AVAILABLE DATA:
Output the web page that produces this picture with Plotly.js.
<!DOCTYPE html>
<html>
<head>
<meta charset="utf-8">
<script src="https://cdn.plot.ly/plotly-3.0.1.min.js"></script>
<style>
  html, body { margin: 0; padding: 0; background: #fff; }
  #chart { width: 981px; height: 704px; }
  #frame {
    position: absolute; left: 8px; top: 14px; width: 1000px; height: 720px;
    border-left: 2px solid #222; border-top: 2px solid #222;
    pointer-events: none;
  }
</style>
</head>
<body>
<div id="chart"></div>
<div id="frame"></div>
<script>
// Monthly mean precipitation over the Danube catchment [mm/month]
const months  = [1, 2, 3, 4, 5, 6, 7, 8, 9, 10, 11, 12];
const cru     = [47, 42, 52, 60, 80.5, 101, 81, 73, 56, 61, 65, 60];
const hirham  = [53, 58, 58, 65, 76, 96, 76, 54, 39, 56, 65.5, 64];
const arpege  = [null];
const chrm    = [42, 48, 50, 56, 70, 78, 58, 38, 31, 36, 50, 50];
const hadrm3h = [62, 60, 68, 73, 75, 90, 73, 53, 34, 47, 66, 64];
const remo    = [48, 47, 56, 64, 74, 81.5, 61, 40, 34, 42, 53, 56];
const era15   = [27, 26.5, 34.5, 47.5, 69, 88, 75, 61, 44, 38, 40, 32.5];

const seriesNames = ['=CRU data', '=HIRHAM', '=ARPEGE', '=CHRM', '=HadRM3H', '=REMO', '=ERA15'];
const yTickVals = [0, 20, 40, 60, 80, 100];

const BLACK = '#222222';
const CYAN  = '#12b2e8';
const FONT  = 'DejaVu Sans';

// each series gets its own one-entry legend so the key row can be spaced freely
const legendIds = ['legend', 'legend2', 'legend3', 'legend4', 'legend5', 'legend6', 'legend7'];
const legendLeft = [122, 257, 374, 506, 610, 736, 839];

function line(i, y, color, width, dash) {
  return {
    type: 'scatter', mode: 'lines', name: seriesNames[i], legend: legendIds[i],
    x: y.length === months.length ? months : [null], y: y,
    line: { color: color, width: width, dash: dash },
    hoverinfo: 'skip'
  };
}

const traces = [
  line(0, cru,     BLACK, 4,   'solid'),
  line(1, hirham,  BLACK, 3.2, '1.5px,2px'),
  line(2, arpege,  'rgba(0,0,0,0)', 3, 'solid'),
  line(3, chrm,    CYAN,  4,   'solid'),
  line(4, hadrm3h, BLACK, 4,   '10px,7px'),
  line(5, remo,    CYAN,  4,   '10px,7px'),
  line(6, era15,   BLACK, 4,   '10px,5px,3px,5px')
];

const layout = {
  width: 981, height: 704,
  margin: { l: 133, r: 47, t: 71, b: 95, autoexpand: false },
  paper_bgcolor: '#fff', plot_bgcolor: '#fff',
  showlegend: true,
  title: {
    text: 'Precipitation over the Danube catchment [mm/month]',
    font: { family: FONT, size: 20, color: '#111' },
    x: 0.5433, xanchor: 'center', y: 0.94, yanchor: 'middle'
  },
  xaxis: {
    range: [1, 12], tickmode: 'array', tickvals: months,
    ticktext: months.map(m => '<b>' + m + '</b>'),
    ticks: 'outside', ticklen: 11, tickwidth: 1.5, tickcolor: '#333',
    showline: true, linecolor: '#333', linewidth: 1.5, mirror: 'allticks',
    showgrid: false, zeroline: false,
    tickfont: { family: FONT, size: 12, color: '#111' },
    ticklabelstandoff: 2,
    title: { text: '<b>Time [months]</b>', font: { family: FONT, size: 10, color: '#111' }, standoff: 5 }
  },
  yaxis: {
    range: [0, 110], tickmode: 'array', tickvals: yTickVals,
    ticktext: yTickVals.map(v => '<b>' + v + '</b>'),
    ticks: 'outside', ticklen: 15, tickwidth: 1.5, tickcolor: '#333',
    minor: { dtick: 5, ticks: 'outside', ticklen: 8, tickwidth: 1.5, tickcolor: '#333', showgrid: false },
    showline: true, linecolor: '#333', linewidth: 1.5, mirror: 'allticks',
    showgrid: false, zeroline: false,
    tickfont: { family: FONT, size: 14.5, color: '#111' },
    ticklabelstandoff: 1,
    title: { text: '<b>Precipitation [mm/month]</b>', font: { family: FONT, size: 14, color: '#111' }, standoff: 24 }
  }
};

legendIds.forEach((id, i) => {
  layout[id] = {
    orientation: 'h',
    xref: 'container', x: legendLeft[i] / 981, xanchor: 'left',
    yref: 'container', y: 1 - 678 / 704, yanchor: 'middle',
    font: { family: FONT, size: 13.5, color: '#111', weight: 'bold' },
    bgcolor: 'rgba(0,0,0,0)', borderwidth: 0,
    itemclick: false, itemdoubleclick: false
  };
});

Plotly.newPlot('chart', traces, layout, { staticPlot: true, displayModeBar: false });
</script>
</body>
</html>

TASK TO COMPLETE:
Using the material above, quote the first line and each line after it, stopping at and including the line that holds "38, 40, 32.5];".

COMPLETED EXERCISE:
Output the web page that produces this picture with Plotly.js.
<!DOCTYPE html>
<html>
<head>
<meta charset="utf-8">
<script src="https://cdn.plot.ly/plotly-3.0.1.min.js"></script>
<style>
  html, body { margin: 0; padding: 0; background: #fff; }
  #chart { width: 981px; height: 704px; }
  #frame {
    position: absolute; left: 8px; top: 14px; width: 1000px; height: 720px;
    border-left: 2px solid #222; border-top: 2px solid #222;
    pointer-events: none;
  }
</style>
</head>
<body>
<div id="chart"></div>
<div id="frame"></div>
<script>
// Monthly mean precipitation over the Danube catchment [mm/month]
const months  = [1, 2, 3, 4, 5, 6, 7, 8, 9, 10, 11, 12];
const cru     = [47, 42, 52, 60, 80.5, 101, 81, 73, 56, 61, 65, 60];
const hirham  = [53, 58, 58, 65, 76, 96, 76, 54, 39, 56, 65.5, 64];
const arpege  = [null];
const chrm    = [42, 48, 50, 56, 70, 78, 58, 38, 31, 36, 50, 50];
const hadrm3h = [62, 60, 68, 73, 75, 90, 73, 53, 34, 47, 66, 64];
const remo    = [48, 47, 56, 64, 74, 81.5, 61, 40, 34, 42, 53, 56];
const era15   = [27, 26.5, 34.5, 47.5, 69, 88, 75, 61, 44, 38, 40, 32.5];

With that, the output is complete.